King of the beach

Pub date September 21, 2010
WriterMatt Sussman

arts@sfbg.com

MUSIC That old saw about how the Velvet Underground’s first record may not have sold well but everyone who heard it went on to form their own band could also be said of Austrian composer/producer Christian Fennesz’s 2001 release Endless Summer (Mego).

Although I can’t speak to Endless Summer‘s sales numbers — surely the deluxe reissue treatment it received in 2007 must have helped it reach new ears — the influence of its honeyed guitar strums submerged in swells of digital glitch and distortion is clearly discernible in many contemporary MP3 blog favorites, from the laptop shoegaze of M83, to the muscular, ambient miasmas of Oneohtrix Point Never (who Fennesz recently remixed on the superb “Returnal” 7″ with Antony Haggerty), and even to the nostalgia-coddled, analog warmth of any number of “glo-fi” artists. And while indie’s seemingly endless succession of poppier “beach” bands may have only recently declared endless summers of their own, Fennesz had already been at the waterfront long before, summoning the ghosts of the Sandals and bending their essence into something strange and new without losing it entirely.

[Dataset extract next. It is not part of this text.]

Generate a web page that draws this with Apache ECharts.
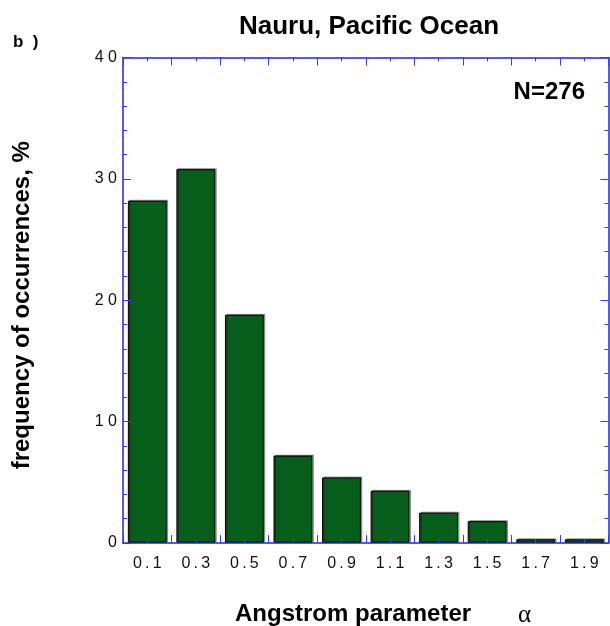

Of course, extolling the virtues and influence of a “classic” can inadvertently pigeonhole its creator. In the near decade since Endless Summer came out, many others have made bedfellows of their computers and guitars or slurred melody six ways through an effects chain, but few have consistently done so with as fine an ear for composition and as much conceptual care as Fennesz. Lest we forget, the man is a working musician, and his subsequent output — two solo albums for Touch, Venice (2004) and Black Sea (2008), as well as a slew of collaborative releases, remixes, 7-inch singles, and compilation cameos — has been as steady as it has been frequently stellar, often venturing further away from Endless Summer‘s sun-dappled shallows and into darker waters.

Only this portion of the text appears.